En attendant, face aux salariés de l’usine vannetaise, les élus présents égrènent leurs propositions façon programme de campagne. L’objectif est de démontrer que la désindustrialisation n’est pas une fatalité et qu’une alternative politique est possible. L’écologiste Charles Fournier annonce par exemple qu’il déposera prochainement une proposition de résolution visant à améliorer la transparence des aides publiques versées aux entreprises.
La veille, le député François Ruffin avait de son côté demandé à ce que soit refusée l’homologation du plan social prévu par Michelin. C’est que la stratégie économique du soi-disant fleuron de l’industrie française interroge. Plus tôt dans l’année, Michelin s’était vanté d’avoir mis en place un « salaire décent » pour les 132 000 salariés du groupe. Au courant de l’été, l’équipementier s’était aussi réjoui d’une nouvelle réglementation européenne visant à améliorer la durée de vie des pneus vendus sur le marché, après des années de lobbying. Viser le haut de gamme pour concurrencer la production asiatique, un mirage ?
« Interdire les licenciements boursiers »
Pour Gérard Lahellec, sénateur communiste des Côtes-d’Armor, la situation n’est plus tenable. « Au-delà de la seule entreprise Michelin, c’est tout ce qui fait l’activité industrielle de la région qui est en jeu. » Face à un scénario qui se répète année après année, l’élu PCF estime qu’ « il faut interdire les licenciements boursiers, c’est aussi simple que ça. (…) Je n’ai entendu personne dire que Michelin avait raison, que cette restructuration est justifiée. J’ai la conviction qu’un mouvement émerge et qu’il peut devenir majoritaire. »

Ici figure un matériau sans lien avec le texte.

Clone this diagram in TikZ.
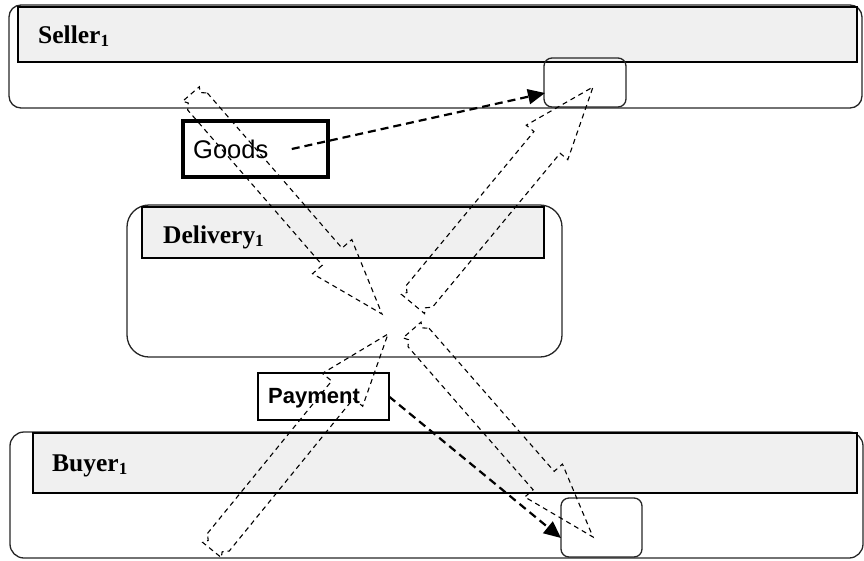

Malgré ces perspectives mise sur la table par la gauche, la représentante du personnel CGT Stéphanie Schlosser est de celles qui ne croient pas à la survie de l’usine vannetaise. « Ça fait chaud au cœur d’être autant soutenu mais, pour moi, il est temps de tourner la page. » Les salariés Michelin, eux, ne sont pas encore rayés de la carte.